Grief Is Just Love with Nowhere to Go
I thought grief ended after the funeral. I didn’t realize it had only just begun.

Grief Is Just Love with Nowhere to Go
They told me grief would come in waves.
They didn’t say some waves would come years later, quiet and sneaky, in the middle of doing dishes, or folding laundry, or hearing a song you forgot they loved.
They didn’t say that some waves wouldn't crash but instead soak into everything—your voice, your sleep, your silence.
They didn’t say that grief isn’t always loud.
Sometimes, it’s a whisper. A missing fork at the dinner table. A voicemail you can’t delete. The way no one uses their name anymore, like saying it aloud might open a wound we’ve all tried to suture shut.
The day after my mother died, I ironed a dress shirt for my brother.
I remember thinking how strange it was—this world where she was no longer breathing but starch still mattered. Where funeral clothes had to be wrinkle-free, and people brought pies to the house like dessert could fill the hole she left behind.
I remember thinking: Why does everything look the same?
The kitchen. The street. My toothbrush.
How could the sun keep rising like it didn’t notice the Earth had cracked?
The truth is, grief didn’t arrive like a tsunami. It arrived like fog.

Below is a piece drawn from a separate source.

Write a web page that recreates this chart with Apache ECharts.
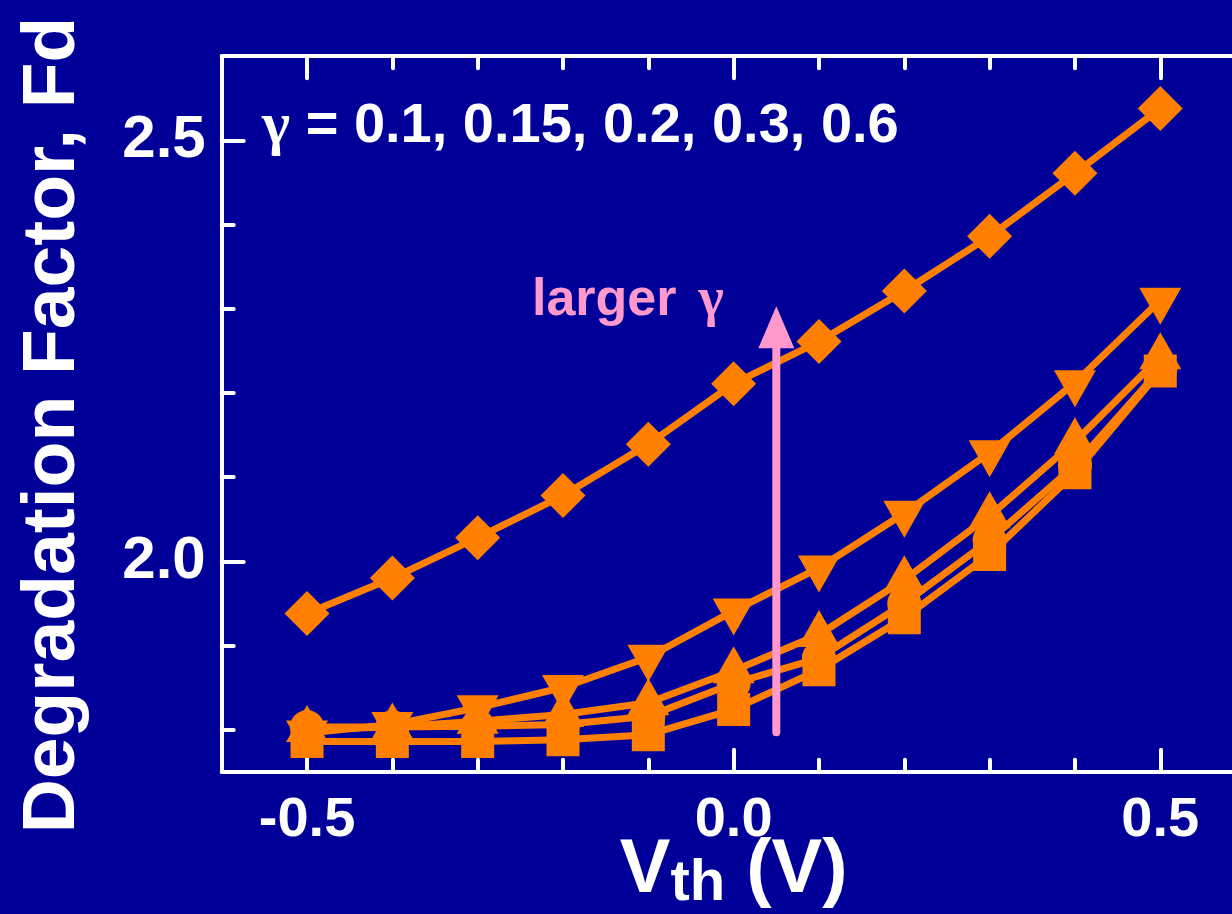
<!DOCTYPE html>
<html><head><meta charset="utf-8">
<script src="https://cdn.jsdelivr.net/npm/echarts@6/dist/echarts.min.js"></script>
<style>html,body{margin:0;padding:0;background:#000099;}#c{width:1232px;height:914px;}</style>
</head><body><div id="c"></div>
<script>
// ---- data ----
const vth = [-0.5, -0.4, -0.3, -0.2, -0.1, 0.0, 0.1, 0.2, 0.3, 0.4, 0.5];
const fdGamma010 = [1.786, 1.786, 1.786, 1.788, 1.794, 1.824, 1.871, 1.933, 2.008, 2.105, 2.226]; // squares
const fdGamma015 = [1.803, 1.803, 1.804, 1.806, 1.816, 1.855, 1.885, 1.950, 2.025, 2.114, 2.228]; // circles
const fdGamma020 = [1.800, 1.803, 1.810, 1.818, 1.832, 1.870, 1.913, 1.978, 2.054, 2.142, 2.243]; // up triangles
const fdGamma030 = [1.796, 1.806, 1.826, 1.850, 1.886, 1.941, 1.992, 2.057, 2.129, 2.212, 2.310]; // down triangles
const fdGamma060 = [1.938, 1.980, 2.028, 2.078, 2.139, 2.211, 2.261, 2.321, 2.386, 2.461, 2.538]; // diamonds
const xMajorTicks = [-0.5, 0.0, 0.5];
const xMinorTicks = [-0.4, -0.3, -0.2, -0.1, 0.1, 0.2, 0.3, 0.4];
const yMajorTicks = [2.0, 2.5];
const yMinorTicks = [1.8, 1.9, 2.1, 2.2, 2.3, 2.4];
const arrowX = 0.05;
const arrowFrom = 1.797;
const arrowTo = 2.26;
const arrowHead = 2.278;
const gammaText = ' = 0.1, 0.15, 0.2, 0.3, 0.6';

const FONT = '"Liberation Sans", Arial, Helvetica, sans-serif';
const SERIF = '"Liberation Serif", "Times New Roman", serif';
const ORANGE = '#FF8000';
const PINK = '#FF99CC';

function pairs(ys) { return vth.map((x, i) => [x, ys[i]]); }

function xAx(pos, ticks, len, showLine, showLabel) {
  return {
    type: 'value', min: -0.6, max: 0.6, position: pos,
    axisLine: { show: showLine, onZero: false, lineStyle: { color: '#fff', width: 4 } },
    axisTick: { show: true, inside: true, length: len, customValues: ticks, lineStyle: { color: '#fff', width: 4, cap: 'round' } },
    axisLabel: showLabel ? { show: true, customValues: xMajorTicks, margin: 21, color: '#fff', fontSize: 56, fontWeight: 'bold', fontFamily: FONT, formatter: v => v.toFixed(1) } : { show: false },
    splitLine: { show: false }
  };
}
function yAx(ticks, len, showLine, showLabel) {
  return {
    type: 'value', min: 1.75, max: 2.6, position: 'left',
    axisLine: { show: showLine, onZero: false, lineStyle: { color: '#fff', width: 4 } },
    axisTick: { show: true, inside: true, length: len, customValues: ticks, lineStyle: { color: '#fff', width: 4, cap: 'round' } },
    axisLabel: showLabel ? { show: true, customValues: yMajorTicks, margin: 16, color: '#fff', fontSize: 60, fontWeight: 'bold', fontFamily: FONT, formatter: v => v.toFixed(1) } : { show: false },
    splitLine: { show: false }
  };
}

const xa0 = xAx('bottom', xMajorTicks, 22, true, true);
xa0.name = '{v|V}{s|th}{v| (V)}';
xa0.nameLocation = 'middle';
xa0.nameGap = 57;
xa0.nameMoveOverlap = false;
xa0.nameTextStyle = {
  color: '#fff', fontFamily: FONT, fontWeight: 'bold',
  rich: {
    v: { fontSize: 76, fontWeight: 'bold', color: '#fff', fontFamily: FONT },
    s: { fontSize: 58, fontWeight: 'bold', color: '#fff', fontFamily: FONT, padding: [26, 0, 0, 0] }
  }
};
const ya0 = yAx(yMajorTicks, 22, true, true);
ya0.name = 'Degradation Factor, Fd';
ya0.nameLocation = 'middle';
ya0.nameGap = 131;
ya0.nameMoveOverlap = false;
ya0.nameTextStyle = { color: '#fff', fontSize: 75, fontWeight: 'bold', fontFamily: FONT, padding: [0, 22, 0, 0] };

function mk(name, ys, symbol, size, rotate, offset) {
  return {
    name, type: 'line', data: pairs(ys), xAxisIndex: 0, yAxisIndex: 0,
    symbol, symbolSize: size, symbolRotate: rotate, symbolOffset: offset, showSymbol: true,
    lineStyle: { color: ORANGE, width: 7 }, itemStyle: { color: ORANGE, opacity: 1 },
    z: 3
  };
}

const chart = echarts.init(document.getElementById('c'), null, { renderer: 'canvas' });
chart.setOption({
  animation: false,
  backgroundColor: '#000099',
  grid: { left: 221.7, right: -13.6, top: 56.2, bottom: 142.3, containLabel: false, outerBoundsMode: 'none' },
  xAxis: [xa0, xAx('bottom', xMinorTicks, 12, false, false), xAx('top', xMajorTicks, 22, true, false), xAx('top', xMinorTicks, 12, false, false)],
  yAxis: [ya0, yAx(yMinorTicks, 12, false, false)],
  title: [
    { text: '{g|γ}{t|' + gammaText + '}', left: 262, top: 97, padding: 0,
      textStyle: { rich: {
        g: { fontSize: 60, fontFamily: SERIF, color: '#fff' },
        t: { fontSize: 56, fontWeight: 'bold', fontFamily: FONT, color: '#fff' } } } },
    { text: '{t|larger}{g|γ}', left: 532, top: 274, padding: 0,
      textStyle: { rich: {
        t: { fontSize: 52, fontWeight: 'bold', fontFamily: FONT, color: PINK },
        g: { fontSize: 54, fontFamily: SERIF, color: PINK, padding: [0, 0, 0, 22] } } } }
  ],
  series: [
    mk('γ=0.6', fdGamma060, 'diamond', 45, 0, [0, 0]),
    mk('γ=0.3', fdGamma030, 'triangle', [42, 37], 180, [0, 6]),
    mk('γ=0.2', fdGamma020, 'triangle', [42, 37], 0, [0, -6]),
    mk('γ=0.15', fdGamma015, 'circle', 34, 0, [0, 0]),
    mk('γ=0.1', fdGamma010, 'rect', 33, 0, [0, 0]),
    { type: 'line', data: [[arrowX, arrowFrom], [arrowX, arrowTo]], symbol: 'none',
      lineStyle: { color: PINK, width: 8, cap: 'round' }, z: 6, silent: true },
    { type: 'scatter', data: [[arrowX, arrowHead]], symbol: 'triangle', symbolSize: [36, 42],
      itemStyle: { color: PINK, opacity: 1 }, z: 6, silent: true }
  ]
});
</script></body></html>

Slow. Quiet. Creeping into everything before I realized I was walking through it blind.
And I walked through it for a long time.
I still do.
I used to think grief was a moment. An event. The crying at the funeral. The shaking hands. The tight hug from someone you barely know who says "she’s in a better place."
But grief isn’t a moment. It’s a place. A country you move to and never quite leave. You learn the language. You learn where not to step. You learn that some days, you’ll miss them like air.
You keep living, yes.
But you live differently.
Like there’s a window cracked somewhere inside you—letting in both the cold and the memory of warmth.
Grief, I’ve found, is just love that doesn’t know where to go anymore.
It used to go to her.
Into birthday cards, late-night texts, shared laughter at the ridiculous things only we found funny. Into her hands when she’d squeeze mine at the grocery store for no reason at all.
Now that love has nowhere to land. So it floats. It aches. It stings in strange places.
Some mornings, it settles in my throat.
Some nights, it curls beside me like a ghost I never invited.
No one tells you that grief can look like anger. Like exhaustion. Like forgetting where you left your keys for the third time in a week. Like not answering messages because you’re too tired to pretend you’re fine.
No one tells you that grief isn’t just about missing someone—it’s about everything you didn’t get to say.
The fights you didn’t get to apologize for.
The thank yous you didn’t say loudly enough.
The way you thought you had more time.
But grief has taught me things, too.
It’s taught me that love doesn’t vanish just because someone does.
It’s taught me that crying in the car is normal. That laughing at their favorite joke six years later is healing. That smelling their old sweater isn’t weird—it’s sacred.
Grief has taught me to be softer with people.
Because I now understand we’re all carrying something invisible.
A name we don’t say.
A photo we don’t post.
A hurt we revisit when the world goes quiet.
Some days, I’m okay.
The sun feels warm, and the world feels kind, and I can say her name out loud without choking on it.
Other days, she is everywhere.
In the smile of a stranger.
In the way someone tilts their head when they laugh.
In the sudden urge to call her, even though I know the number doesn’t work anymore.
And still, I reach.
That’s the thing about grief.
Even when you know better, your heart still reaches.
If you’re grieving, and you’re reading this, I want you to know something:
You’re not broken.
You’re not behind.
You’re not failing.
You’re learning how to love someone in their absence. And that is one of the hardest, most human things you will ever do.
There is no map for this. No timeline. No checklist.
Grief doesn’t follow logic. It doesn’t follow time.
It just follows love.
So, let your grief breathe.
Let it be messy. Let it curl up in your chest some nights and disappear the next.
Let it show you what mattered.
Let it remind you of the depth of your capacity to care.
Because grief, in all its sharpness and silence, is proof that we dared to love someone more than we could bear to lose.
And that, in itself, is something beautiful.
Something worth honoring.
I once thought grief was an ending. Now I know—it’s just another form of love.
And love, no matter how bruised or quiet, is always worth carrying.